With his presidential executive order on Promoting Energy Independence and Economic Growth, President Trump took an important first step to restore balance in environmental regulatory policymaking through his order that the Environmental Protection Agency review and withdraw the Clean Power Plan. In its stated purpose, the executive order calls for environmental regulations that “comply with the law, (and) are of greater benefit than cost.”

This balance is not new policy, but dates back to the original legislative intent when federal environmental laws were first adopted. During his 1971 testimony in support of passage of the Clean Air Act, Ralph Nader testified that to “simply enforce the pollution laws” without examining the “problem of environmental layoffs or closedowns” “would be too narrow a policy and a cruel one at that for workers” and could lead to a “regime of fear and economic insecurity … spread(ing) through the blue-collar labor force.”

Nader’s concern became a reality with the EPA’s adoption in 2015 of the CPP — largely considered the most sweeping regulation in EPA history. The CPP mandated overhaul of competitive electricity production in the United States by imposing aggressive new standards on power plants and prioritizing carbon content over affordability, reliability and safety. Under the premise of climate change, former President Obama sought to impose a regulatory burden that would have resulted in punishing costs to the poor and working class without achieving any substantive benefit addressing worldwide temperatures.

Using the EPA’s own data, the most optimistically calculated returns the CPP was predicted to deliver were a 0.01 degree Celsius decrease in global temperature by 2100 and a reduction of global sea level rise by 0.01 of an inch — less than the thickness of three sheets of paper. In her testimony before Congress, former EPA administrator Gina McCarthy sought to justify the CPP as “enormous benefit in showing sort of domestic leadership.” The EPA’s uplifting of symbolism over real impact isn’t new. A year earlier, confronted with the “one-one hundredth of a degree” benefit from the CPP, McCarthy responded in saying that “the value of this rule is not measured in that way (by temperature data). It is measured in showing strong domestic action which can actually trigger global action.” The executive order recognizes that environmental regulatory policymaking should accomplish much more than mere symbolic gestures.

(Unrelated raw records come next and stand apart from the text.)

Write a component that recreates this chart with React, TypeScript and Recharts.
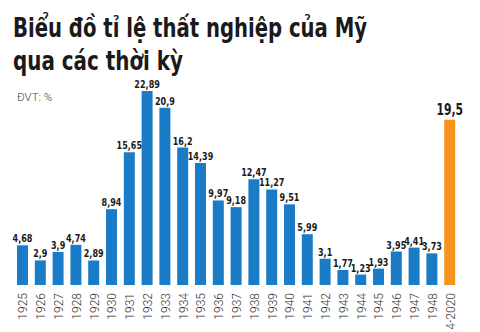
import { BarChart, Bar, XAxis, YAxis, Cell, LabelList } from "recharts";

// === Données ===
const years = [
  "1925", "1926", "1927", "1928", "1929", "1930", "1931", "1932", "1933",
  "1934", "1935", "1936", "1937", "1938", "1939", "1940", "1941", "1942",
  "1943", "1944", "1945", "1946", "1947", "1948", "4-2020",
];
const rates = [
  4.68, 2.9, 3.9, 4.74, 2.89, 8.94, 15.65, 22.89, 20.9, 16.2, 14.39, 9.97,
  9.18, 12.47, 11.27, 9.51, 5.99, 3.1, 1.77, 1.23, 1.93, 3.95, 4.41, 3.73, 19.5,
];
const highlight = "4-2020";

const BLUE = "#1a7bc6";
const ORANGE = "#f7941e";

const data = years.map((y, i) => ({ year: y, rate: rates[i] }));

const fmt = (v: number) => String(v).replace(".", ",");

const YearTick = (props: any) => {
  const { x, y, payload } = props;
  return (
    <text
      transform={`translate(${x + 4.5},${y}) rotate(-90)`}
      textAnchor="end"
      fontFamily="Roboto"
      fontWeight={300}
      fontSize={12}
      fill="#333"
    >
      {payload.value}
    </text>
  );
};

const ValueLabel = (props: any) => {
  const { x, y, width, value, index } = props;
  const big = years[index] === highlight;
  const cx = x + width / 2;
  return (
    <text
      transform={`translate(${cx},${y - (big ? 5 : 3)}) scale(0.8,1)`}
      textAnchor="middle"
      fontFamily="DejaVu Sans Condensed"
      fontWeight="bold"
      fontSize={big ? 15 : 11.2}
      fill="#1a1a1a"
    >
      {fmt(value)}
    </text>
  );
};

export default function App() {
  return (
    <div
      style={{
        position: "absolute",
        left: 0,
        top: 0,
        width: 480,
        height: 332,
        background: "#fff",
        overflow: "hidden",
      }}
    >
      <svg
        width={480}
        height={110}
        style={{ position: "absolute", left: 0, top: 0 }}
      >
        <text
          x={13}
          y={37}
          fontFamily="DejaVu Sans Condensed"
          fontWeight="bold"
          fontSize={27}
          fill="#1a1a1a"
          textLength={354}
          lengthAdjust="spacingAndGlyphs"
        >
          Biểu đồ tỉ lệ thất nghiệp của Mỹ
        </text>
        <text
          x={13}
          y={70}
          fontFamily="DejaVu Sans Condensed"
          fontWeight="bold"
          fontSize={27}
          fill="#1a1a1a"
          textLength={170}
          lengthAdjust="spacingAndGlyphs"
        >
          qua các thời kỳ
        </text>
        <text
          x={17}
          y={101}
          fontFamily="Roboto"
          fontWeight={300}
          fontSize={11.5}
          fill="#444"
        >
          ĐVT: %
        </text>
      </svg>
      <div style={{ position: "absolute", left: 0, top: 0 }}>
        <BarChart
          width={480}
          height={332}
          data={data}
          margin={{ top: 73, right: 21, left: 14, bottom: 0 }}
          barCategoryGap={0}
        >
          <XAxis
            dataKey="year"
            interval={0}
            height={47}
            axisLine={false}
            tickLine={false}
            tick={<YearTick />}
          />
          <YAxis hide domain={[0, 25]} />
          <Bar dataKey="rate" barSize={11} isAnimationActive={false}>
            {data.map((d) => (
              <Cell key={d.year} fill={d.year === highlight ? ORANGE : BLUE} />
            ))}
            <LabelList dataKey="rate" content={<ValueLabel />} />
          </Bar>
        </BarChart>
      </div>
    </div>
  );
}
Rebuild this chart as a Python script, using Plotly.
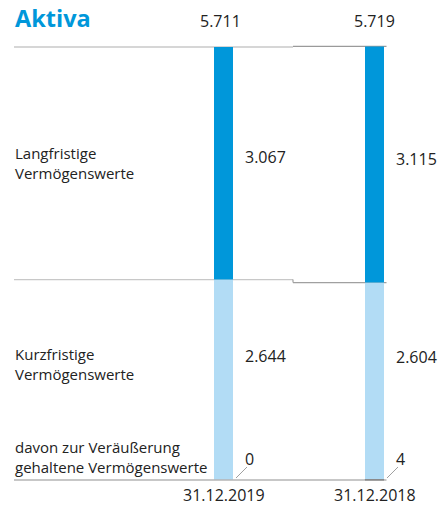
import plotly.graph_objects as go

# ---- data ----
dates = ["31.12.2019", "31.12.2018"]
langfristig = [3067, 3115]
kurzfristig = [2644, 2604]
zur_veraeusserung = [0, 4]
totals = [a + b for a, b in zip(langfristig, kurzfristig)]
row_labels = ["Langfristige<br>Vermögenswerte",
              "Kurzfristige<br>Vermögenswerte",
              "davon zur Veräußerung<br>gehaltene Vermögenswerte"]
title_text = "Aktiva"


def de(v):
    return f"{v:,}".replace(",", ".")


DARK = "#0097DA"
LIGHT = "#B2DCF5"
FONT = "Open Sans"
W, H = 439, 506

# geometry in page pixels -> axis ranges
x_pos = [0, 1]
cx0, cx1 = 223.5, 374.5
ppx = cx1 - cx0
xr = [(0 - cx0) / ppx, (W - cx0) / ppx]
y0_px, ytop_px = 480, 47
ppy = (y0_px - ytop_px) / totals[0]
yr = [-(H - y0_px) / ppy, y0_px / ppy]


def xp(px):          # px -> x data
    return (px - cx0) / ppx


def dx(d):           # px distance -> x data distance
    return d / ppx


def yd(py):          # px -> y data
    return (y0_px - py) / ppy


bw = dx(19)
kurz_rest = [k - h for k, h in zip(kurzfristig, zur_veraeusserung)]

fig = go.Figure()
fig.add_trace(go.Bar(x=x_pos, y=kurz_rest, base=zur_veraeusserung, width=bw,
                     marker_color=LIGHT, marker_line_width=0, hoverinfo="skip"))
fig.add_trace(go.Bar(x=x_pos, y=langfristig, base=kurzfristig, width=bw,
                     marker_color=DARK, marker_line_width=0, hoverinfo="skip"))
fig.add_trace(go.Bar(x=x_pos, y=zur_veraeusserung, width=bw, marker_color="#000000",
                     marker_line=dict(color="#000000",
                                      width=[1 if v > 0 else 0 for v in zur_veraeusserung]),
                     hoverinfo="skip"))

shapes = []
mid = xp(293)
left = xp(14)
right = xp(386.5)
shapes.append(dict(type="line", x0=left, x1=mid, y0=totals[0], y1=totals[0],
                   line=dict(color="#C8C8C8", width=1.3), layer="below"))
shapes.append(dict(type="line", x0=mid, x1=right, y0=totals[1], y1=totals[1],
                   line=dict(color="#9A9A9A", width=1.3), layer="below"))
shapes.append(dict(type="line", x0=left, x1=mid, y0=kurzfristig[0], y1=kurzfristig[0],
                   line=dict(color="#C8C8C8", width=1.3), layer="below"))
shapes.append(dict(type="line", x0=mid, x1=mid, y0=kurzfristig[0], y1=kurzfristig[1],
                   line=dict(color="#A0A0A0", width=1.2), layer="below"))
shapes.append(dict(type="line", x0=mid, x1=right, y0=kurzfristig[1], y1=kurzfristig[1],
                   line=dict(color="#A0A0A0", width=1.3), layer="below"))
shapes.append(dict(type="line", x0=left, x1=right, y0=0, y1=0,
                   line=dict(color="#B4B4B4", width=1.5)))
for i in range(2):
    shapes.append(dict(type="line", x0=x_pos[i] + bw / 2 + dx(3), y0=yd(478),
                       x1=x_pos[i] + bw / 2 + dx(14), y1=yd(467),
                       line=dict(color="#A0A0A0", width=1)))

ann = []
font = dict(family=FONT, size=16, color="#222222")
lfont = dict(family=FONT, size=15, color="#222222")
ann.append(dict(x=xp(13), y=yd(18), text=f"<b>{title_text}</b>", showarrow=False,
                xanchor="left", yanchor="middle",
                font=dict(family=FONT, size=23.5, color=DARK)))
seg_y = [[157, 159], [356, 357]]
tot_dx = [-3, 0]
for i in range(2):
    ann.append(dict(x=x_pos[i] + dx(tot_dx[i]), y=yd(21), text=de(totals[i]),
                    showarrow=False, xanchor="center", yanchor="middle", font=font))
    ann.append(dict(x=x_pos[i] + bw / 2 + dx(10), y=yd(seg_y[0][i]),
                    text=de(langfristig[i]), showarrow=False,
                    xanchor="left", yanchor="middle", font=font))
    ann.append(dict(x=x_pos[i] + bw / 2 + dx(10), y=yd(seg_y[1][i]),
                    text=de(kurzfristig[i]), showarrow=False,
                    xanchor="left", yanchor="middle", font=font))
    ann.append(dict(x=x_pos[i] + bw / 2 + dx(16), y=yd(459),
                    text=de(zur_veraeusserung[i]), showarrow=False,
                    xanchor="center", yanchor="middle", font=font))
    ann.append(dict(x=x_pos[i], y=yd(495), text=dates[i], showarrow=False,
                    xanchor="center", yanchor="middle", font=font))
row_y = [163, 364, 457]
for txt, py in zip(row_labels, row_y):
    ann.append(dict(x=xp(13), y=yd(py), text=txt, showarrow=False, align="left",
                    xanchor="left", yanchor="middle", font=lfont))

fig.update_layout(
    width=W, height=H, margin=dict(l=0, r=0, t=0, b=0),
    barmode="overlay", showlegend=False,
    paper_bgcolor="white", plot_bgcolor="white",
    xaxis=dict(range=xr, visible=False, fixedrange=True),
    yaxis=dict(range=yr, visible=False, fixedrange=True),
    shapes=shapes, annotations=ann,
)
fig.write_html("out.html", config={"displayModeBar": False},
               post_script="document.body.style.margin='0';"
                           "document.body.style.overflow='hidden';")
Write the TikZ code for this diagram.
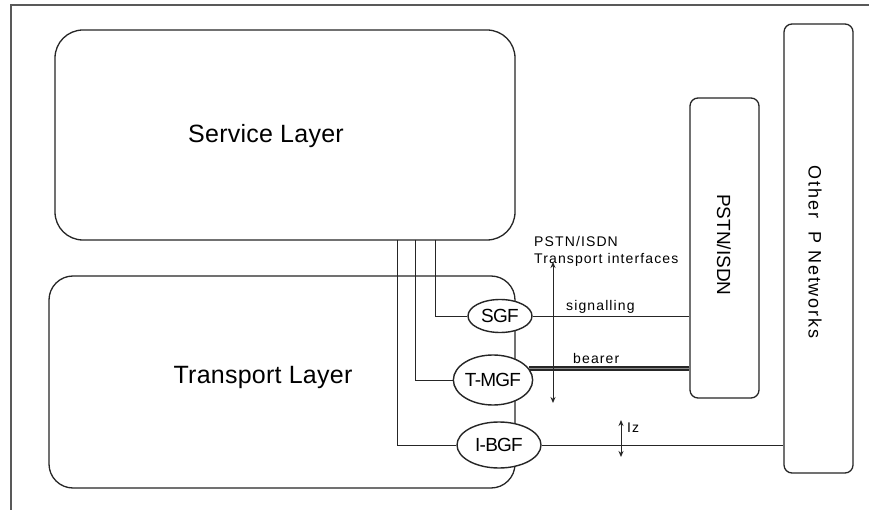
\documentclass[tikz,border=0pt]{standalone}
\usepackage{fontspec}
\setmainfont{Liberation Sans}
\usetikzlibrary{arrows.meta,calc,shapes.geometric}
\begin{document}
\begin{tikzpicture}[x=1pt,y=-1pt,
  ln/.style={draw=black!85, line width=0.8pt},
  layerbox/.style={ln, line width=1.3pt, rectangle, rounded corners=26pt, inner sep=0pt},
  netbox/.style={ln, line width=1.3pt, rectangle, rounded corners=8pt, inner sep=0pt},
  gw/.style={ln, line width=1.4pt, ellipse, fill=white, inner sep=0pt, font=\fontsize{19}{21}\selectfont\addfontfeature{LetterSpace=-4}},
  big/.style={font=\fontsize{25}{28}\selectfont\addfontfeature{LetterSpace=1}},
  small/.style={font=\fontsize{14}{16}\selectfont\addfontfeature{LetterSpace=8}, inner sep=0pt},
  dblarr/.style={ln, line width=1pt, {Stealth[length=6pt,width=5pt]}-{Stealth[length=6pt,width=5pt]}}
]
\useasboundingbox (0,0) rectangle (869,510);
\fill[white] (0,0) rectangle (869,510);
% frame
\draw[black!65, line width=1.3pt] (11,510) -- (11,5) -- (869,5);

% layer boxes
\node[layerbox, rounded corners=28pt, minimum width=460pt, minimum height=210pt] (service) at (285,135) {};
\node[big] (servicelbl) at (266,136) {Service Layer};
\node[layerbox, rounded corners=24pt, minimum width=466pt, minimum height=212pt] (transport) at (282,382) {};
\node[big] (transportlbl) at (263,377) {Transport Layer};

% networks
\node[netbox, minimum width=69pt, minimum height=300pt] (pstn) at (724.5,248) {};
\node[rotate=-90, font=\fontsize{19}{21}\selectfont] (pstnlbl) at (724,245) {PSTN/ISDN};
\node[netbox, minimum width=69pt, minimum height=449pt] (other) at (818.5,248.5) {};
\node[rotate=-90, font=\fontsize{18}{20}\selectfont\addfontfeature{LetterSpace=10}] (otherlbl) at (815,252) {Other~~P Networks};

% coordinates on service layer bottom
\coordinate (s1) at (397,240);
\coordinate (s2) at (415,240);
\coordinate (s3) at (435,240);

% gateways
\node[gw, minimum width=64pt, minimum height=33pt] (sgf) at (500,316) {SGF};
\node[gw, minimum width=72pt, minimum height=50pt] (tmgf) at (493,380) {T-MGF};
\node[gw, minimum width=84pt, minimum height=46pt] (ibgf) at (499,445) {I-BGF};

% service -> gateways
\draw[ln] (s3) |- (sgf.west);
\draw[ln] (s2) |- (tmgf.west);
\draw[ln] (s1) |- (ibgf.west);

% signalling
\draw[ln] (sgf.east) -- (sgf.east -| pstn.west);
\node[small, anchor=south west] (siglbl) at (566,314) {signalling};
% bearer
\draw[black!85, line width=5pt] (tmgf.18) -- (tmgf.18 -| pstn.west);
\draw[black!45, line width=0.8pt] (tmgf.18) -- (tmgf.18 -| pstn.west);
\node[small, anchor=south west] (bearerlbl) at (573,364) {bearer};
% Iz
\draw[ln] (ibgf.east) -- (ibgf.east -| other.west);
\coordinate (iza) at (621,420);
\coordinate (izb) at (621,457);
\draw[dblarr] (iza) -- (izb);
\node[small, anchor=west] (izlbl) at (627,428) {Iz};

% transport interfaces
\coordinate (tia) at (553,262);
\coordinate (tib) at (553,403);
\draw[dblarr] (tia) -- (tib);
\node[small, anchor=west] (tilbl1) at (534,241) {PSTN/ISDN};
\node[small, anchor=west] (tilbl2) at (534,260) {Transport interfaces};
\end{tikzpicture}
\end{document}
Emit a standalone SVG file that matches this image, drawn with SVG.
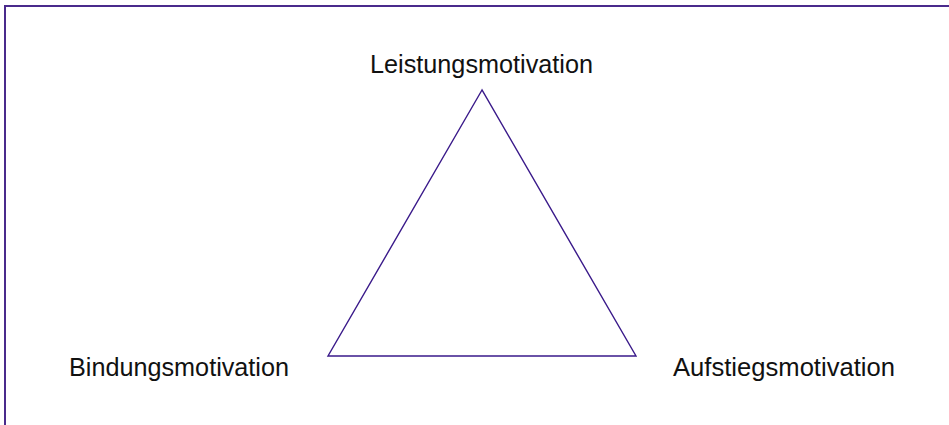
<svg xmlns="http://www.w3.org/2000/svg" width="949" height="425" viewBox="0 0 949 425">
<style>
.lbl{font-family:"Liberation Sans",Arial,sans-serif;font-size:26px;fill:#111}
.frame{fill:none;stroke:#4a2a8c;stroke-width:2}
.tri{fill:none;stroke:#3a1a8a;stroke-width:1.4;stroke-linejoin:miter}
</style>
<rect width="949" height="425" fill="#fff"/>
<g id="frame"><path class="frame" d="M5,425 V6 H949"/></g>
<g id="connectors"><polygon class="tri" points="482,90 328,356 636,356"/></g>
<g id="node-leistung"><text class="lbl" x="370" y="73" textLength="223" lengthAdjust="spacingAndGlyphs">Leistungsmotivation</text></g>
<g id="node-bindung"><text class="lbl" x="69" y="376" textLength="220" lengthAdjust="spacingAndGlyphs">Bindungsmotivation</text></g>
<g id="node-aufstieg"><text class="lbl" x="673" y="376" textLength="222" lengthAdjust="spacingAndGlyphs">Aufstiegsmotivation</text></g>
</svg>
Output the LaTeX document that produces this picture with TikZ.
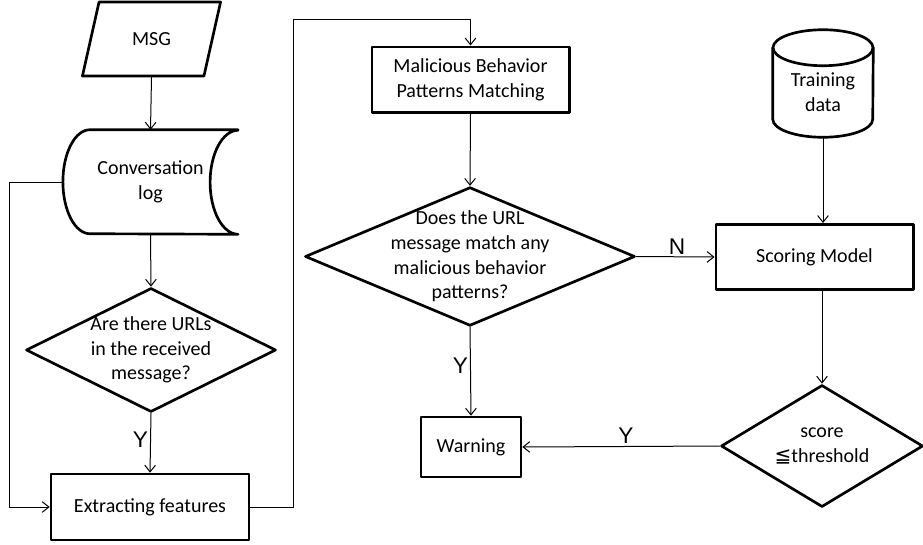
\documentclass[tikz,border=0pt]{standalone}
\usepackage{fontspec}
\setmainfont{Carlito}
\newfontfamily\labfont{Liberation Sans}
\newfontfamily\symfont{DejaVu Sans}
\usepackage{tikz}
\usetikzlibrary{arrows.meta,calc,positioning,shapes.geometric}
\tikzset{
  txt/.style={font=\fontsize{15}{18.5}\selectfont, align=center},
  thickline/.style={line width=2pt},
  procbox/.style={rectangle, draw, thickline, txt},
  decision/.style={diamond, draw, thickline, inner sep=0pt},
  ylab/.style={font=\labfont\fontsize{17}{20}\selectfont, inner sep=1.5pt},
  arr/.style={line width=0.75pt, -{Straight Barb[length=5pt,width=8pt]}},
  every picture/.style={line cap=round, line join=round}
}

\begin{document}
\begin{tikzpicture}[x=0.75pt, y=-0.75pt]
  \useasboundingbox (0,0) rectangle (923,544);
  \node[trapezium, trapezium left angle=71, trapezium right angle=109, trapezium stretches=true,
        draw, thickline, txt, minimum width=104pt, minimum height=55.5pt] (msg) at (151.5,39) {MSG};
  % stored data
  \node[txt, minimum width=131pt, minimum height=78pt] (clog) at (150.5,182) {Conversation\\log};
  \draw[thickline] (clog.north east) -- ($(clog.north west)+(27,0)$)
    arc[start angle=90, end angle=270, x radius=20.25pt, y radius=39pt]
    -- (clog.south east)
    arc[start angle=270, end angle=90, x radius=21pt, y radius=39pt];
  \node[decision, minimum width=187.5pt, minimum height=93pt,
        label={[txt]center:{Are there URLs\\in the received\\message?}}] (urls) at (151,350) {};
  \node[procbox, minimum width=148.5pt, minimum height=49.5pt] (extract) at (150,507) {Extracting features};
  \node[procbox, minimum width=148pt, minimum height=49pt] (patterns) at (470.5,79.5) {Malicious Behavior\\Patterns Matching};
  \node[decision, minimum width=247.5pt, minimum height=104pt,
        label={[txt]center:{Does the URL\\message match any\\malicious behavior\\patterns?}}] (match) at (470,256.5) {};
  % database
  \node[inner sep=0pt, minimum width=75pt, minimum height=80.25pt,
        label={[txt, yshift=-6.5pt]center:{Training\\data}}] (train) at (823,83.5) {};
  \draw[thickline] ($(train.north)+(0,18)$) ellipse[x radius=37.5pt, y radius=13.5pt];
  \draw[thickline] ($(train.north west)+(0,18)$) -- ($(train.south west)+(0,-18)$)
    arc[start angle=180, end angle=360, x radius=37.5pt, y radius=13.5pt]
    -- ($(train.north east)+(0,18)$);
  \node[procbox, minimum width=148pt, minimum height=49pt] (scoring) at (814.5,257) {Scoring Model};
  \node[decision, minimum width=151.5pt, minimum height=91.5pt,
        label={[txt]center:{score\\{\symfont\fontsize{15}{15}\selectfont≦}threshold}}] (score) at (822,446) {};
  \node[procbox, minimum width=75pt, minimum height=45pt] (warn) at (471,447) {Warning};

  \draw[arr] (msg.south) -- (clog.north);
  \draw[arr] (clog.south) -- (urls.north);
  \draw[arr] (urls.south) -- node[ylab, left, pos=0.45] {Y} (extract.north);
  \draw[arr] (clog.west) -- ++(-53,0) |- (extract.west);
  \draw[arr] (extract.east) -- ++(43,0) |- ($(patterns.north)+(0,-26)$) -- (patterns.north);
  \draw[arr] (patterns.south) -- (match.north);
  \draw[arr] (match.east) -- node[ylab, above, pos=0.52] {N} (scoring.west);
  \draw[arr] (train.south) -- (train.south |- scoring.north);
  \draw[arr] (score.north |- scoring.south) -- (score.north);
  \draw[arr] (score.west) -- node[ylab, above, pos=0.475] {Y} (warn.east);
  \draw[arr] (match.south) -- node[ylab, left, pos=0.43] {Y} (warn.north);
\end{tikzpicture}
\end{document}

These anemic returns are in sharp contrast to the projected annual $29 billion regulatory cost for the CPP. In Texas alone, the Electric Reliability Council of Texas estimated that the CPP would increase energy costs for consumers by up to 16 percent by 2030. These additional costs would hurt some more than others — increases in energy prices are disparately burdensome on the poor.

On average, low-income households spend more than three times the percentage of their income on electricity, heating and cooling than higher-income families do. And it doesn’t stop there. Energy price and availability are directly tied to human health and welfare. According to a 2011 survey of low-income households, high energy bills saw 24 percent of households go without food for a day, 37 percent went without medical or dental care, and 19 percent had a member become sick due to lack of heating in the home.

A 2015 National Black Chamber of Commerce study estimated that the increase in electricity rates caused by the CPP would severely affect “low-income groups, blacks and Hispanics,” and would cost U.S. consumers $284 billion more for energy in 2020 than they did in 2012. Household electricity prices under the rule would rise an average of $1,652, or about $240 more per year.

Besides failing to deliver meaningful improvement in environmental quality, the CPP failed as a policy because of the cost of the regulatory burden not only on the economy as a whole but upon each individual American. Access to reliable, affordable electricity in today’s society is a necessity, not a luxury. Across the world, primitive energy systems still shackle 1.3 billion people to crushing poverty. Clean, stable power and electricity, delivered at scale and on demand is fundamental to human thriving.

The president’s executive order recognizes that the foundation of good environmental regulatory policymaking requires finding the balance between substantive benefit and cost. The order protects against the Clean Power Plan’s radical regulations for the purpose of a merely symbolic gesture — a gesture that would have left little benefits, punitive harm and forgotten Americans in its wake.